WS2012 Hyper-V added support for IPsecTO. This allows a compatible NIC to perform the encryption and decryption processing on behalf of the host. This would reduce the demands on the processor made by IPsec rules within the guest OSs of the virtual machines, making that now-unused capacity available to other services or additional virtual machines.
Note that at this time very few NICs offer support for IPsecTO.
Single-Root IO Virtualization (SR-IOV)
A networking packet makes a “long” journey when it travels from the physical switch into a host on the way to a virtual machine:
- The packet arrives into the physical NIC on the host.
- It passes into the virtual switch, running in User Mode in the management OS.
- There the packet is filtered and routed out a virtual switch port.
- The packet passes back into Kernel Mode to a Virtualization Service Provider (VSP).
- The VMBus copies the packet into memory of the virtual machine in the Virtualization Service Client.
- Now the guest OS of the virtual machine can process the packet before responding across the same path.
At first this might sound like quite a road trip, but every type 1 hypervisor has something like this, and the latency created for the packet isn’t actually that much.
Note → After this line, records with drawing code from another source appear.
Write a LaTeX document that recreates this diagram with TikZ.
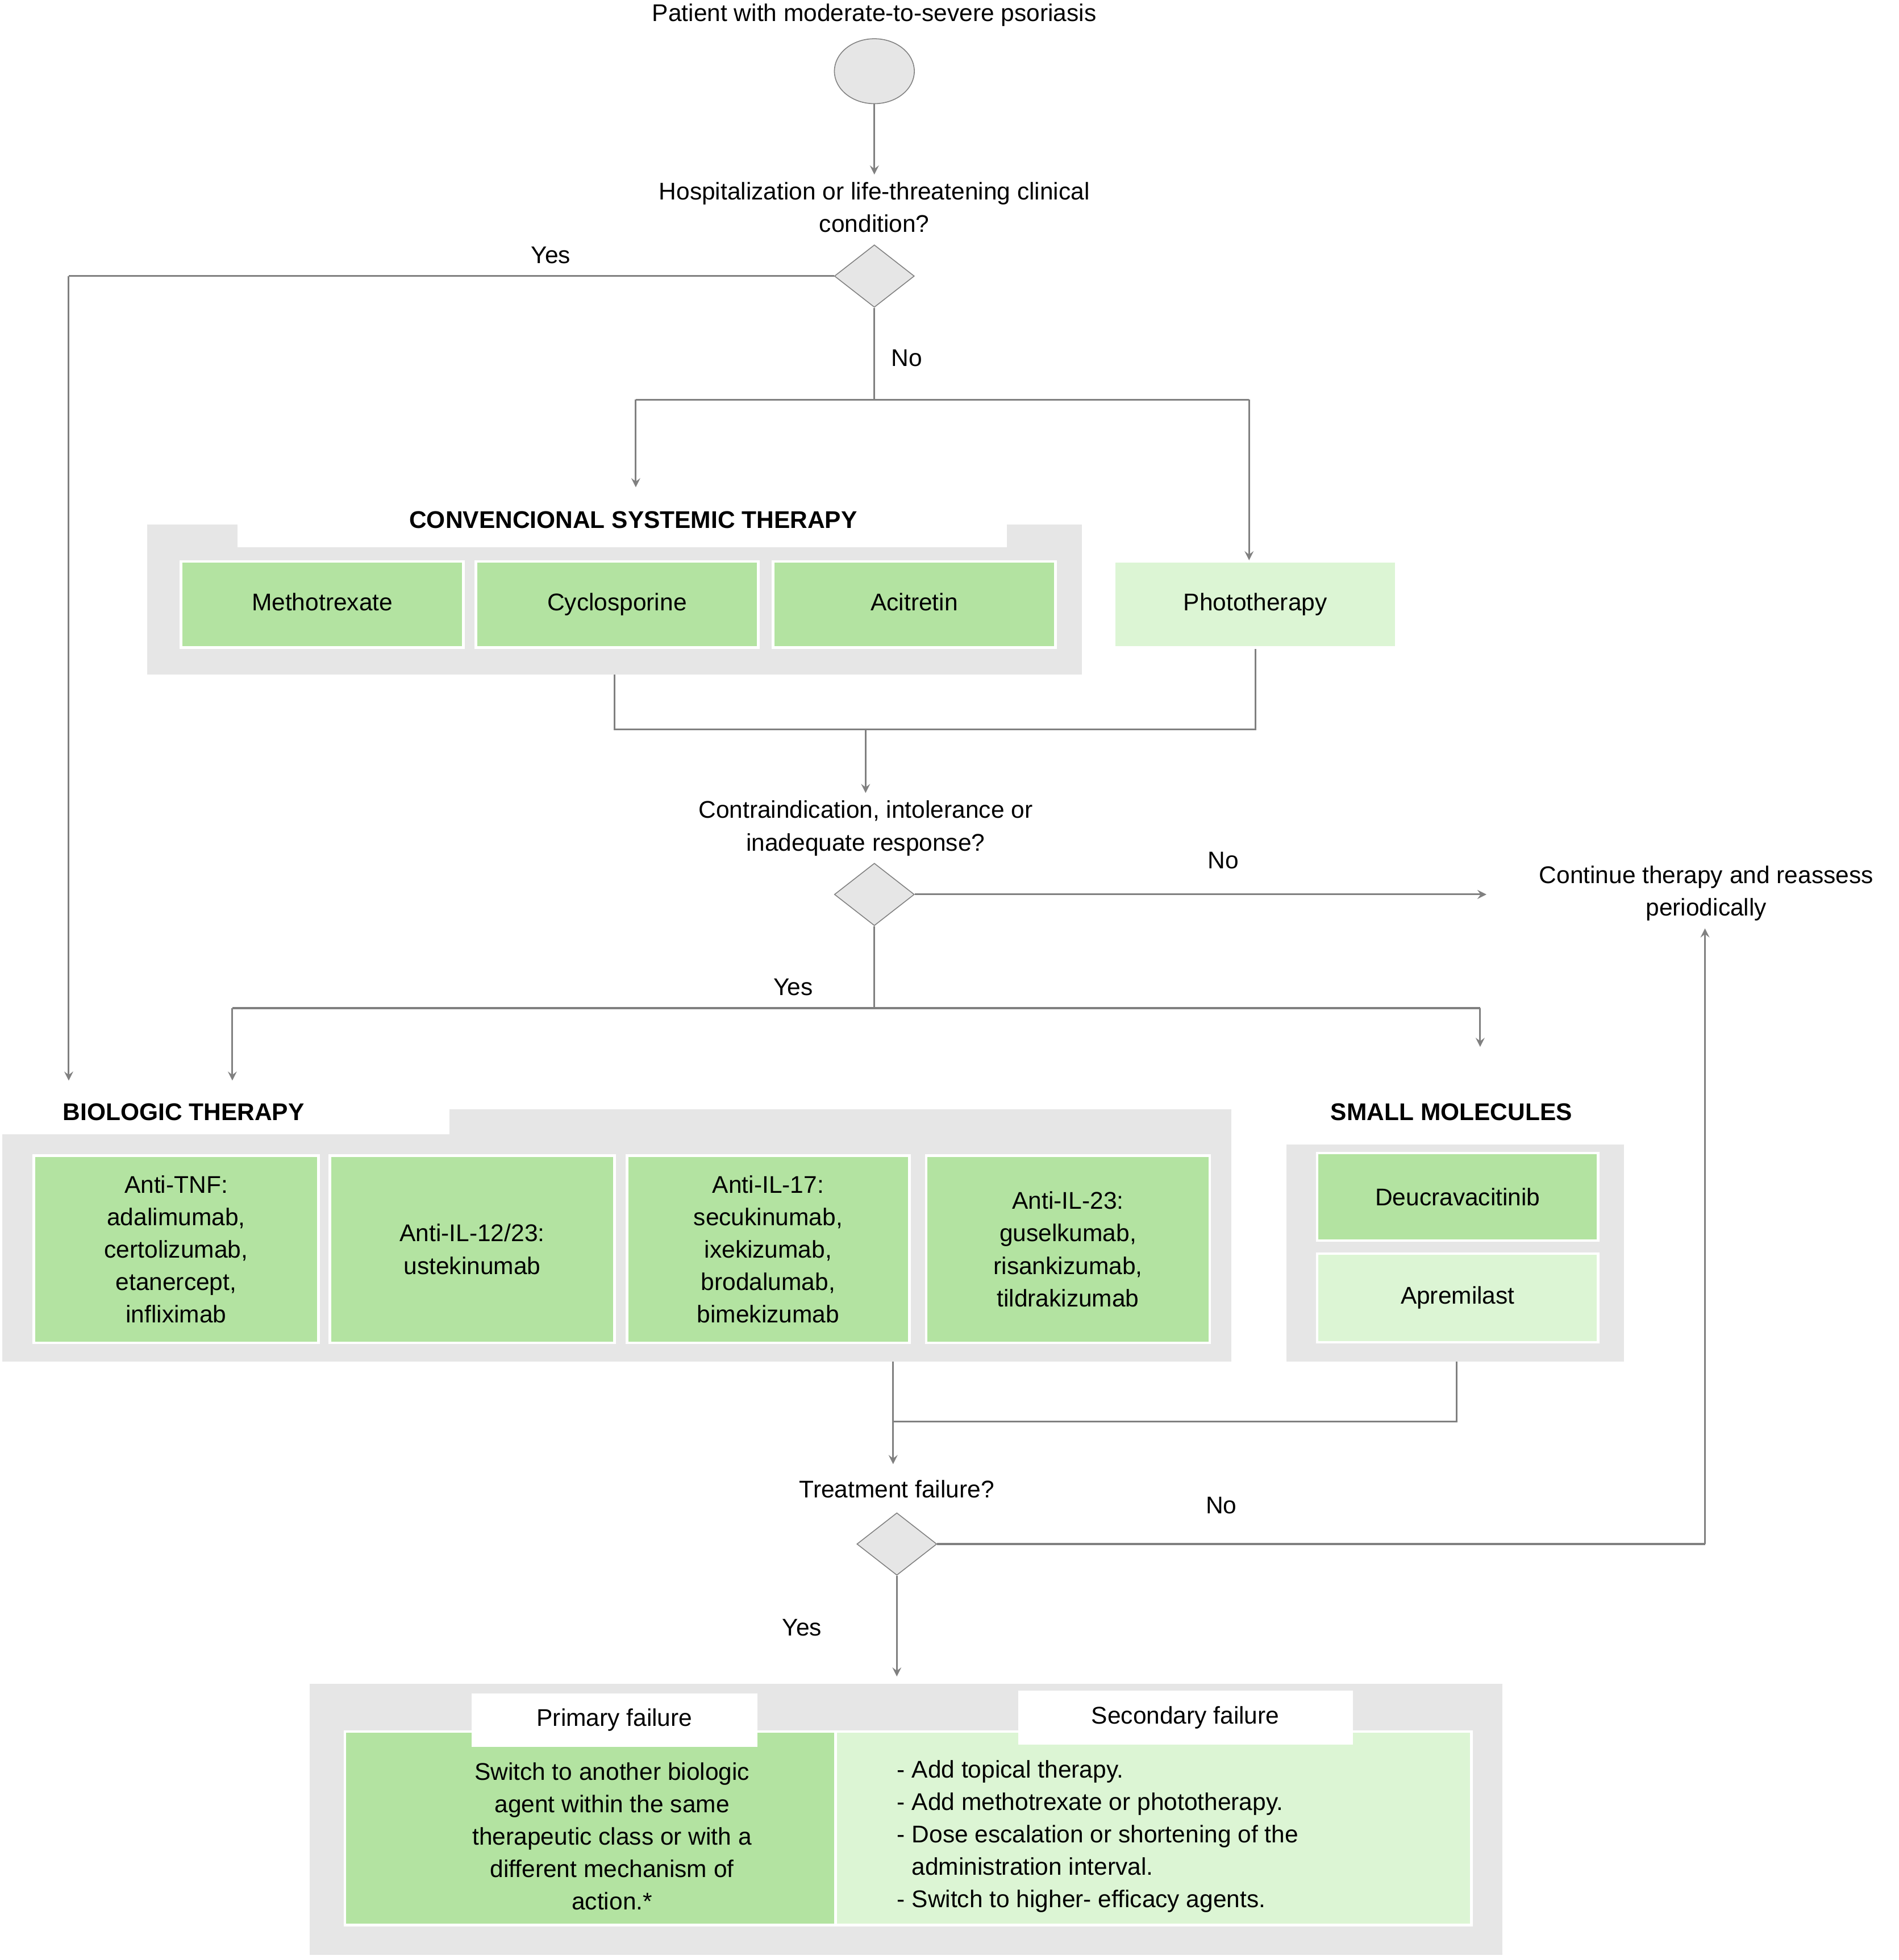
\documentclass[tikz,border=0pt]{standalone}
\usepackage{fontspec}
\setmainfont{Liberation Sans}
\usetikzlibrary{shapes.geometric,positioning}
\definecolor{dkgreen}{HTML}{B3E3A1}
\definecolor{ltgreen}{HTML}{DCF5D4}
\definecolor{panel}{HTML}{E6E6E6}
\definecolor{lin}{HTML}{808080}
\tikzset{
  txt/.style={align=center,font=\fontsize{11}{14.8}\selectfont},
  ttl/.style={font=\fontsize{11}{14}\selectfont\bfseries},
  drug/.style={draw=white,line width=1.2pt,fill=dkgreen,align=center,font=\fontsize{11}{14.8}\selectfont},
  drugl/.style={drug,fill=ltgreen},
  dec/.style={diamond,draw=lin,fill=panel,minimum width=1.28cm,minimum height=1cm,inner sep=0pt},
  con/.style={draw=lin,line width=0.8pt},
  arr/.style={con,->,>=stealth},
}
\begin{document}
\begin{tikzpicture}[x=0.02cm,y=-0.02cm]
\useasboundingbox (0,0) rectangle (1520,1569);
\fill[white] (0,0) rectangle (1520,1569);

% start
\node[txt] (start) at (700,12) {Patient with moderate-to-severe psoriasis};
\node[ellipse,draw=lin,fill=panel,minimum width=1.28cm,minimum height=1.04cm] (pat) at (700,57) {};
\node[txt] (q1) at (700,166) {Hospitalization or life-threatening clinical\\condition?};
\node[dec] (d1) at (700,221) {};
\draw[arr] (pat) -- (q1.north);

% conventional
\fill[panel] (118,420) rectangle (866,540);
\fill[white] (190,420) rectangle (806,438);
\node[ttl] (convt) at (507,416) {CONVENCIONAL SYSTEMIC THERAPY};
\node[drug,minimum width=4.52cm,minimum height=1.38cm,text depth=0.25em] (mtx) at (258,484) {Methotrexate};
\node[drug,minimum width=4.52cm,minimum height=1.38cm,text depth=0.25em] (csa) at (494,484) {Cyclosporine};
\node[drug,minimum width=4.52cm,minimum height=1.38cm,text depth=0.25em] (aci) at (732,484) {Acitretin};
\node[drugl,minimum width=4.52cm,minimum height=1.38cm,text depth=0.25em] (photo) at (1005,484) {Phototherapy};
\coordinate (convb) at (492,540);

\coordinate (n1) at (700,320);
\coordinate (n1l) at (509,320);
\coordinate (n1r) at (1000,320);
\coordinate (yes1) at (55,221);
\coordinate (bioin) at (55,865);
\draw[con] (d1.west) -- (yes1) node[pos=0.37,above=2pt,txt]{Yes};
\draw[arr] (yes1) -- (bioin);
\draw[con] (d1.south) -- (n1) node[pos=0.55,right=4pt,txt]{No};
\draw[con] (n1l) -- (n1r);
\draw[arr] (n1l) -- (509,390);
\draw[arr] (n1r) -- (photo.north -| n1r);

% second question
\node[txt] (q2) at (693,663) {Contraindication, intolerance or\\inadequate response?};
\node[dec] (d2) at (700,716) {};
\node[txt] (cont) at (1366,715) {Continue therapy and reassess\\periodically};
\coordinate (j2) at (693,584);
\draw[con] (convb) |- (j2) -| (photo.south -| 1005,0);
\draw[arr] (j2) -- (q2.north);
\draw[arr] (d2.east) -- (1190,716) node[pos=0.54,above=8pt,txt]{No};
\coordinate (n2) at (700,807);
\coordinate (n2l) at (186,807);
\coordinate (n2r) at (1185,807);
\draw[con] (d2.south) -- (n2);
\node[txt] (yes2) at (635,790) {Yes};
\draw[con] (n2l) -- (n2r);
\draw[arr] (n2l) -- (186,865);
\draw[arr] (n2r) -- (1185,838);

% biologic
\fill[panel] (2,888) rectangle (986,1090);
\fill[white] (2,888) rectangle (360,908);
\node[ttl] (biot) at (147,890) {BIOLOGIC THERAPY};
\node[drug,minimum width=4.56cm,minimum height=3cm] (tnf) at (141,1000) {Anti-TNF:\\adalimumab,\\certolizumab,\\etanercept,\\infliximab};
\node[drug,minimum width=4.56cm,minimum height=3cm] (il12) at (378,1000) {Anti-IL-12/23:\\ustekinumab};
\node[drug,minimum width=4.52cm,minimum height=3cm] (il17) at (615,1000) {Anti-IL-17:\\secukinumab,\\ixekizumab,\\brodalumab,\\bimekizumab};
\node[drug,minimum width=4.54cm,minimum height=3cm] (il23) at (855,1000) {Anti-IL-23:\\guselkumab,\\risankizumab,\\tildrakizumab};

% small molecules
\fill[panel] (1030,916) rectangle (1300,1090);
\node[ttl] (smt) at (1162,890) {SMALL MOLECULES};
\node[drug,minimum width=4.5cm,minimum height=1.4cm] (deu) at (1167,958) {Deucravacitinib};
\node[drugl,minimum width=4.5cm,minimum height=1.42cm] (apr) at (1167,1039) {Apremilast};

% third question
\node[txt] (q3) at (718,1192) {Treatment failure?};
\node[dec] (d3) at (718,1236) {};
\coordinate (biob) at (715,1090);
\coordinate (smb) at (1166,1090);
\coordinate (j3) at (715,1138);
\draw[arr] (biob) -- (715,1172);
\draw[con] (smb) |- (j3);
\coordinate (no3) at (1365,1236);
\draw[con] (d3.east) -- (no3) node[pos=0.37,above=10pt,txt]{No};
\draw[arr] (no3) -- (cont.south -| no3);
\coordinate (fin) at (718,1342);
\draw[arr] (d3.south) -- (fin);
\node[txt] (yes3) at (642,1303) {Yes};

% failures
\fill[panel] (248,1348) rectangle (1203,1565);
\node[drug,minimum width=7.86cm,minimum height=3.1cm,anchor=north west] (prim) at (275,1385) {};
\node[drugl,minimum width=10.18cm,minimum height=3.1cm,anchor=north west] (sec) at (668,1385) {};
\node[txt,fill=white,minimum width=4.58cm,minimum height=0.86cm] (primt) at (492,1377) {Primary failure};
\node[txt,fill=white,minimum width=5.36cm,minimum height=0.86cm] (sect) at (949,1375) {Secondary failure};
\node[txt] (primx) at (490,1470) {Switch to another biologic\\agent within the same\\therapeutic class or with a\\different mechanism of\\action.*};
\node[txt,align=left,anchor=west] (secx) at (712,1470) {- Add topical therapy.\\- Add methotrexate or phototherapy.\\- Dose escalation or shortening of the\\\phantom{- }administration interval.\\- Switch to higher- efficacy agents.};
\end{tikzpicture}
\end{document}
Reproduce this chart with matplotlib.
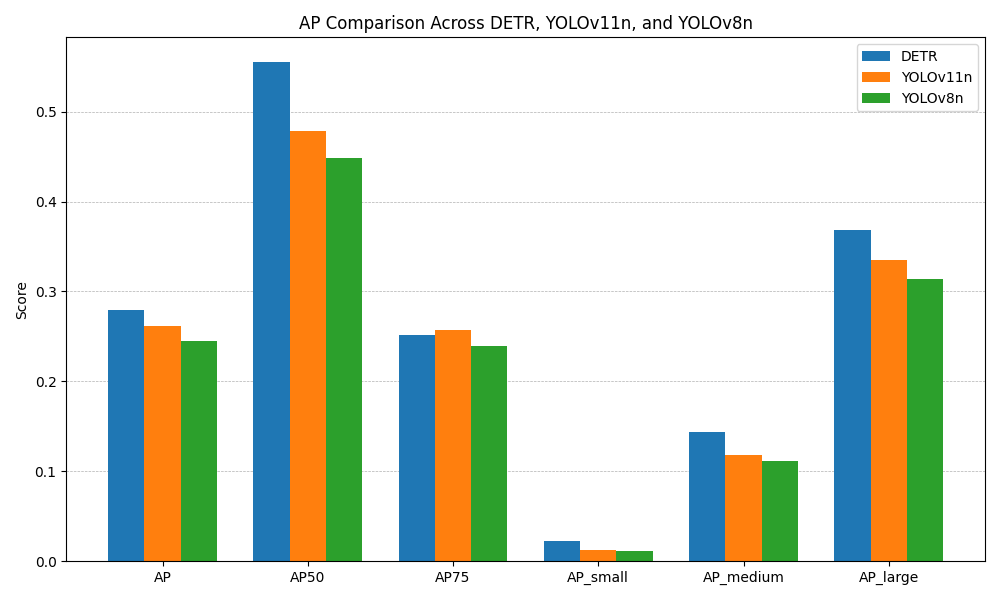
import numpy as np
import matplotlib
matplotlib.use('Agg')
import matplotlib.pyplot as plt

metrics = ['AP', 'AP50', 'AP75', 'AP_small', 'AP_medium', 'AP_large']
detr = [0.279, 0.555, 0.252, 0.022, 0.144, 0.368]
yolov11n = [0.262, 0.478, 0.257, 0.012, 0.118, 0.335]
yolov8n = [0.245, 0.449, 0.239, 0.011, 0.111, 0.314]

x = np.arange(len(metrics))
w = 0.25
fig, ax = plt.subplots(figsize=(10, 6), dpi=100)
ax.bar(x - w, detr, w, label='DETR')
ax.bar(x, yolov11n, w, label='YOLOv11n')
ax.bar(x + w, yolov8n, w, label='YOLOv8n')
ax.set_xticks(x)
ax.set_xticklabels(metrics)
ax.set_ylabel('Score')
ax.set_title('AP Comparison Across DETR, YOLOv11n, and YOLOv8n')
ax.legend()
ax.grid(axis='y', linestyle='--', linewidth=0.5)
ax.set_axisbelow(True)
plt.tight_layout()
plt.savefig('out.png')
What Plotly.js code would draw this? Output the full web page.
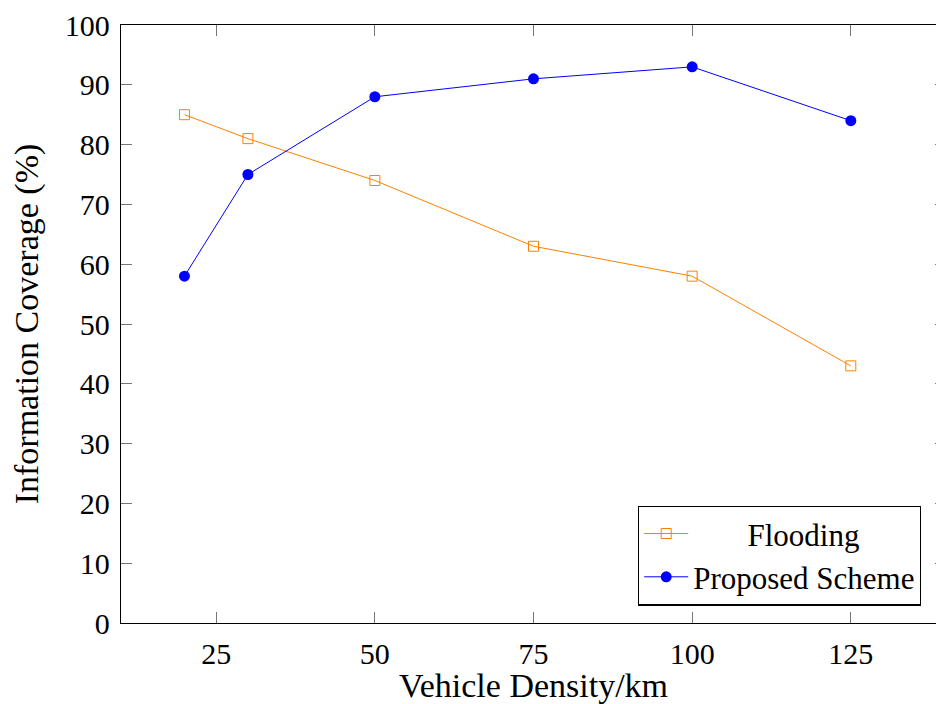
<!DOCTYPE html>
<html>
<head>
<meta charset="utf-8">
<script src="https://cdn.plot.ly/plotly-3.0.1.min.js"></script>
<style>
html,body{margin:0;padding:0;overflow:hidden;background:#fff;width:936px;height:704px;}
#chart{width:950px;height:704px;}
</style>
</head>
<body>
<div id="chart"></div>
<script>
const density = [20, 30, 50, 75, 100, 125];
const flooding = [85, 81, 74, 63, 58, 43];
const proposed = [58, 75, 88, 91, 93, 84];
const xTicks = [25, 50, 75, 100, 125];
const yTicks = [0, 10, 20, 30, 40, 50, 60, 70, 80, 90, 100];
const seriesNames = ["\u00a0\u00a0\u00a0\u00a0\u00a0\u00a0\u00a0Flooding", "Proposed Scheme"];

const FONT = "Liberation Serif, serif";

const traces = [
  {
    x: density, y: flooding, name: seriesNames[0], type: "scatter", mode: "lines+markers",
    line: {color: "rgb(255,128,0)", width: 1},
    marker: {symbol: "square-open", size: 10, color: "rgb(255,128,0)", line: {width: 1, color: "rgb(255,128,0)"}}
  },
  {
    x: density, y: proposed, name: seriesNames[1], type: "scatter", mode: "lines+markers",
    line: {color: "rgb(0,0,255)", width: 1},
    marker: {symbol: "circle", size: 11, color: "rgb(0,0,255)"}
  }
];

const axisCommon = {
  showline: true, linecolor: "#000", linewidth: 1.3, mirror: "ticks",
  ticks: "inside", ticklen: 11, tickwidth: 1, tickcolor: "#777",
  showgrid: false, zeroline: false,
  tickfont: {family: FONT, size: 30, color: "#000"}
};

const layout = {
  width: 950, height: 704,
  margin: {l: 121, r: 4, t: 25, b: 80.5},
  paper_bgcolor: "#fff", plot_bgcolor: "#fff",
  font: {family: FONT, color: "#000"},
  xaxis: Object.assign({}, axisCommon, {
    range: [10, 140], tickmode: "array", tickvals: xTicks, ticktext: xTicks.map(String),
    ticklabelstandoff: 4,
    title: {text: "Vehicle Density/km", font: {family: FONT, size: 34}, standoff: 5}
  }),
  yaxis: Object.assign({}, axisCommon, {
    range: [0, 100], tickmode: "array", tickvals: yTicks, ticktext: yTicks.map(String),
    ticklabelstandoff: 4,
    title: {text: "Information Coverage (%)", font: {family: FONT, size: 34}, standoff: 15}
  }),
  showlegend: true,
  legend: {
    x: 0.9697, y: 0.029, xanchor: "right", yanchor: "bottom",
    bgcolor: "#fff", bordercolor: "#000", borderwidth: 1.2,
    font: {family: FONT, size: 31, color: "#000"},
    tracegroupgap: 0, itemwidth: 44
  }
};

Plotly.newPlot("chart", traces, layout, {displayModeBar: false, staticPlot: true});
</script>
</body>
</html>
Most networking services will never have a problem. However, this form of networking does have an impact.
- Latency: There can be some latency, even if it is tiny. This can dissuade a tiny minority of organizations from virtualization some services.
- Host Processor Ultization: In truly huge workloads, the involvement of the host CPUs in processing this route will limit scalability of services.
SR-IOV, added in WS2012 Hyper-V, does something strange in virtualization:
- The virtual NIC in a virtual machine uses a feature called a Virtual Function (VF) to connect directly to a Physical Function (PF) on a host’s physical NIC.
- A driver for the VF is installed in the guest OS of the virtual machine. Yes, you would install a driver for a physical device into a virtual machine!
- The traffic to/from the virtual machine completely bypasses the networking stack of the management OS, and therefore the virtual switch (and functions like per-virtual NIC QoS) and host NIC teaming (implement NIC teaming in the guest OS instead).
SR-IOV generated quite a bit of talk at the launch of WS2012, but it is a niche feature. In fact, some server manufacturers only support this feature in their top-end models. In reality, very few organizations will have a legitimate need to use this hardware offload.